## WRITTEN INSTRUCTION
Set down only those lines that fall from the line containing "Write the matplotlib code for this chart." through the line containing "lw=2, dashes=(2.9, 1.5))", unchanged and without pictures.

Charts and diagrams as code
------------------------------------------------

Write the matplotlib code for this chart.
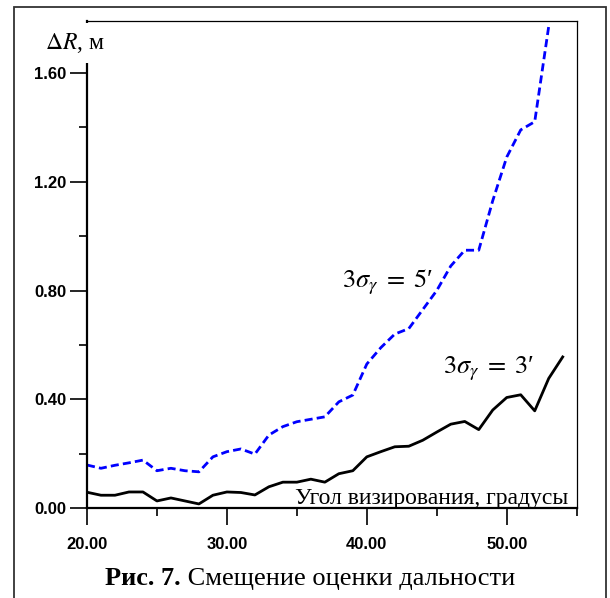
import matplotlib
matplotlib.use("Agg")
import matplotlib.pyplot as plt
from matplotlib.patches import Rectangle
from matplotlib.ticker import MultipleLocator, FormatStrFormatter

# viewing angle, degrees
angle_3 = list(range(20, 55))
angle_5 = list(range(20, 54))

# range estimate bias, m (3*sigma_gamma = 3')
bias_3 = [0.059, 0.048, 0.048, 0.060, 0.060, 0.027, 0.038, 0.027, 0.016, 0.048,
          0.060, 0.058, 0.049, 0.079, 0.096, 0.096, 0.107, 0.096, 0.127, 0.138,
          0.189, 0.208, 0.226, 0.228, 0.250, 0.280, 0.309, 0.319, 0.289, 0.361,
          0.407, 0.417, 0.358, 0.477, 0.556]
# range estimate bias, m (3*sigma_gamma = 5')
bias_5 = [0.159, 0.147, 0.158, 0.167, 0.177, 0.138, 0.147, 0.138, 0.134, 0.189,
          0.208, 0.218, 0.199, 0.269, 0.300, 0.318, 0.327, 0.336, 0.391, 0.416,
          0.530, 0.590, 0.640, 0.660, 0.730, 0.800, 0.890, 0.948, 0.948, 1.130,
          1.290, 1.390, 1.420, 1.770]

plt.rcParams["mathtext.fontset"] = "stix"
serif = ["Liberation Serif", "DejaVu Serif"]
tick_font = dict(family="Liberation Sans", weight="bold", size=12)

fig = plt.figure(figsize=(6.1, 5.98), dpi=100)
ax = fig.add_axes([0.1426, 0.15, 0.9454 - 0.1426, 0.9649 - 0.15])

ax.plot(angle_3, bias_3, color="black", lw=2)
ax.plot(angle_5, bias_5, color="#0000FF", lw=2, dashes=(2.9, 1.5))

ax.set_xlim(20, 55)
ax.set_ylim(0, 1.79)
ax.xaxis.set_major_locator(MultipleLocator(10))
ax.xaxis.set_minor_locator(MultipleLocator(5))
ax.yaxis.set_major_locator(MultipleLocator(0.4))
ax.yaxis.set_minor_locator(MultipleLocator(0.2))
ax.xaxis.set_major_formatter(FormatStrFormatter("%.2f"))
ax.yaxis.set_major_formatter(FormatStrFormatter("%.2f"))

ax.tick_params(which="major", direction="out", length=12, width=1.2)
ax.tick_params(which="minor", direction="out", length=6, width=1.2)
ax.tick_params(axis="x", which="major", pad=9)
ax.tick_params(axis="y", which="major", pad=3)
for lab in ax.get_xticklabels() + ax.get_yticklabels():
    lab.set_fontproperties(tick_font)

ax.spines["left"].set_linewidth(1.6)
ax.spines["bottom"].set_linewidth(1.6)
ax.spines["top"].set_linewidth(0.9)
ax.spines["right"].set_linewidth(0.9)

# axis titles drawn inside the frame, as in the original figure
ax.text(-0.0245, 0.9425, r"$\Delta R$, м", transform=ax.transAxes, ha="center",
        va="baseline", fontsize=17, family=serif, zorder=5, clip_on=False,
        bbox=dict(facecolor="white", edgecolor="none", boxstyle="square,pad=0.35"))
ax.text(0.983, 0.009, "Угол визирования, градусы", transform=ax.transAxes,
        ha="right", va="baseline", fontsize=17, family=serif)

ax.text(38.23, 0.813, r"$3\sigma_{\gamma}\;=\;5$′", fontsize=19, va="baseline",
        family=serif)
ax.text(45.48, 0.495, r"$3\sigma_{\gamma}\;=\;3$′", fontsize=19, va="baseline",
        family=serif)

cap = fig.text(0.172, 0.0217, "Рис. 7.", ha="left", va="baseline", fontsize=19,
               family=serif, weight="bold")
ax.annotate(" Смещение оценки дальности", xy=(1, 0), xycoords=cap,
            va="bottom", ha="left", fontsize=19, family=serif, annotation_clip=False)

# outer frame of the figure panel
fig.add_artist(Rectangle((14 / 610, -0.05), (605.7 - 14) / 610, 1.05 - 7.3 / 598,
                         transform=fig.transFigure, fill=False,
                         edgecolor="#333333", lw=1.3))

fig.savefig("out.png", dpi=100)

------------------------------------------------

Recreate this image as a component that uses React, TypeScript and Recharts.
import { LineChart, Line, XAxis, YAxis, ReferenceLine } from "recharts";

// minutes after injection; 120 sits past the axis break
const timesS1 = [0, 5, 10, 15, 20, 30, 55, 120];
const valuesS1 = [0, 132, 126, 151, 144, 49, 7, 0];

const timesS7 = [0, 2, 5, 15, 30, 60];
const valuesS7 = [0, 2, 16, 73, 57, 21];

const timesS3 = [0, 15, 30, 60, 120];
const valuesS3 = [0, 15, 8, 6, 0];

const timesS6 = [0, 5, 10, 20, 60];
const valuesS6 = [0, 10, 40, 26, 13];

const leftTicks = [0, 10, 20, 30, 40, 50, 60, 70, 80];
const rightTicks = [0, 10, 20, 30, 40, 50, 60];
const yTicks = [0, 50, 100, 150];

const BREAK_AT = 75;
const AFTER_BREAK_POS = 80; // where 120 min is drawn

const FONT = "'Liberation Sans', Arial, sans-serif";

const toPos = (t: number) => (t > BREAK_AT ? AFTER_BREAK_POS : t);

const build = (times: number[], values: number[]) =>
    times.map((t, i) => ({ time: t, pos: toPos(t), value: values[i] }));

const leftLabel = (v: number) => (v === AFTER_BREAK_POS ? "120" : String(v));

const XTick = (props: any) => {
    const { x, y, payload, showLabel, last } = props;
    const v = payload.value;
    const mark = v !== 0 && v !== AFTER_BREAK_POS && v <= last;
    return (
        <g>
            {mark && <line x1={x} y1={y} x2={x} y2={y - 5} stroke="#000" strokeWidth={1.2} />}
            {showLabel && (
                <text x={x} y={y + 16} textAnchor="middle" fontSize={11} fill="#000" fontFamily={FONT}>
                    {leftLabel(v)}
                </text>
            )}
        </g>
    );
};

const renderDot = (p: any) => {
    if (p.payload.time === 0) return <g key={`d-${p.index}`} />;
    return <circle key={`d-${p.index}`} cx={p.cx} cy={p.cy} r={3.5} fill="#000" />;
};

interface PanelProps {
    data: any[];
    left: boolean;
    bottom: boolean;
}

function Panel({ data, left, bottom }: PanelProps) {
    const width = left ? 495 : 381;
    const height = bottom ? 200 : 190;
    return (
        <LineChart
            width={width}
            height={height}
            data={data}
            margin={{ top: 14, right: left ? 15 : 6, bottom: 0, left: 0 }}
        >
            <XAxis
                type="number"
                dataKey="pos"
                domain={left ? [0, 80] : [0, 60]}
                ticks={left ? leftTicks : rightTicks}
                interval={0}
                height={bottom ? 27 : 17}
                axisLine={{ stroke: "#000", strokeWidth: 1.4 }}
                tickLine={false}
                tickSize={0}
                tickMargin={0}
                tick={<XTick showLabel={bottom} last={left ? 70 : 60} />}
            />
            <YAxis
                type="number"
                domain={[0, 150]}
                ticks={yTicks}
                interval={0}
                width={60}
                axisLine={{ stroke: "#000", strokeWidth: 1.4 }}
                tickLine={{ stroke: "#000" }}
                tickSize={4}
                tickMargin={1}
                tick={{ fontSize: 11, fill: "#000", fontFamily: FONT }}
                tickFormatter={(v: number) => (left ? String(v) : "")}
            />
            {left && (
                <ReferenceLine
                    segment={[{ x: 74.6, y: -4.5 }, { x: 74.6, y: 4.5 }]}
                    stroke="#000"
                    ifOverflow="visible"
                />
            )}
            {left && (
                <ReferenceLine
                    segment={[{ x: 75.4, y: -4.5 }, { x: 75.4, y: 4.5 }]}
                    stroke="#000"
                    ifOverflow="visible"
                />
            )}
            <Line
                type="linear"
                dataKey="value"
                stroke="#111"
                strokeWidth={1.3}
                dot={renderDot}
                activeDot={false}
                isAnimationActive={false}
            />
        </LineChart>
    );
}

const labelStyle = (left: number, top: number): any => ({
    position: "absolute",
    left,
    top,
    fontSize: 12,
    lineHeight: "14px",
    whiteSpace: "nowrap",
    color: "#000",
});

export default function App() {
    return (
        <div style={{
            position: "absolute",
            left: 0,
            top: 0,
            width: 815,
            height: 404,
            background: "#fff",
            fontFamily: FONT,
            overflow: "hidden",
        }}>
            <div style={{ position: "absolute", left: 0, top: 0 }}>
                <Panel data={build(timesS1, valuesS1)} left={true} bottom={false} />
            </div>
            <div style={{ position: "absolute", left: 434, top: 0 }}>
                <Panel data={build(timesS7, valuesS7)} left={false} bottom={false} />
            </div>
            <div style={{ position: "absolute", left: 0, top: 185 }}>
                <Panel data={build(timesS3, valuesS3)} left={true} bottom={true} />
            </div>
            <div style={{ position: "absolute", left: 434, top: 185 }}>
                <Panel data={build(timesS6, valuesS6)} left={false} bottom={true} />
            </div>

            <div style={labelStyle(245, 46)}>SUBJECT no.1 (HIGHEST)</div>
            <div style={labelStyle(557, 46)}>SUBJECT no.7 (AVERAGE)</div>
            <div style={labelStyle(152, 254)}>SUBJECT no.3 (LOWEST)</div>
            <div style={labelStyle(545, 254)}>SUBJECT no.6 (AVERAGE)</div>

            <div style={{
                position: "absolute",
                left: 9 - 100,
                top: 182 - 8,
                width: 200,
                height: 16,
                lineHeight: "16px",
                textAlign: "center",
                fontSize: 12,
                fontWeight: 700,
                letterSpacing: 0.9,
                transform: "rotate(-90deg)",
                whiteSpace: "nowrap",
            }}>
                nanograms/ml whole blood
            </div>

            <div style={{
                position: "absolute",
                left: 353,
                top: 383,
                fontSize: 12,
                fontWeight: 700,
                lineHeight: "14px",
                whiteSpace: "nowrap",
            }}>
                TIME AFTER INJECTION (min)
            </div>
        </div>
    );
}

------------------------------------------------

## OUTPUT FOR THIS EXERCISE
Write the matplotlib code for this chart.
import matplotlib
matplotlib.use("Agg")
import matplotlib.pyplot as plt
from matplotlib.patches import Rectangle
from matplotlib.ticker import MultipleLocator, FormatStrFormatter

# viewing angle, degrees
angle_3 = list(range(20, 55))
angle_5 = list(range(20, 54))

# range estimate bias, m (3*sigma_gamma = 3')
bias_3 = [0.059, 0.048, 0.048, 0.060, 0.060, 0.027, 0.038, 0.027, 0.016, 0.048,
          0.060, 0.058, 0.049, 0.079, 0.096, 0.096, 0.107, 0.096, 0.127, 0.138,
          0.189, 0.208, 0.226, 0.228, 0.250, 0.280, 0.309, 0.319, 0.289, 0.361,
          0.407, 0.417, 0.358, 0.477, 0.556]
# range estimate bias, m (3*sigma_gamma = 5')
bias_5 = [0.159, 0.147, 0.158, 0.167, 0.177, 0.138, 0.147, 0.138, 0.134, 0.189,
          0.208, 0.218, 0.199, 0.269, 0.300, 0.318, 0.327, 0.336, 0.391, 0.416,
          0.530, 0.590, 0.640, 0.660, 0.730, 0.800, 0.890, 0.948, 0.948, 1.130,
          1.290, 1.390, 1.420, 1.770]

plt.rcParams["mathtext.fontset"] = "stix"
serif = ["Liberation Serif", "DejaVu Serif"]
tick_font = dict(family="Liberation Sans", weight="bold", size=12)

fig = plt.figure(figsize=(6.1, 5.98), dpi=100)
ax = fig.add_axes([0.1426, 0.15, 0.9454 - 0.1426, 0.9649 - 0.15])

ax.plot(angle_3, bias_3, color="black", lw=2)
ax.plot(angle_5, bias_5, color="#0000FF", lw=2, dashes=(2.9, 1.5))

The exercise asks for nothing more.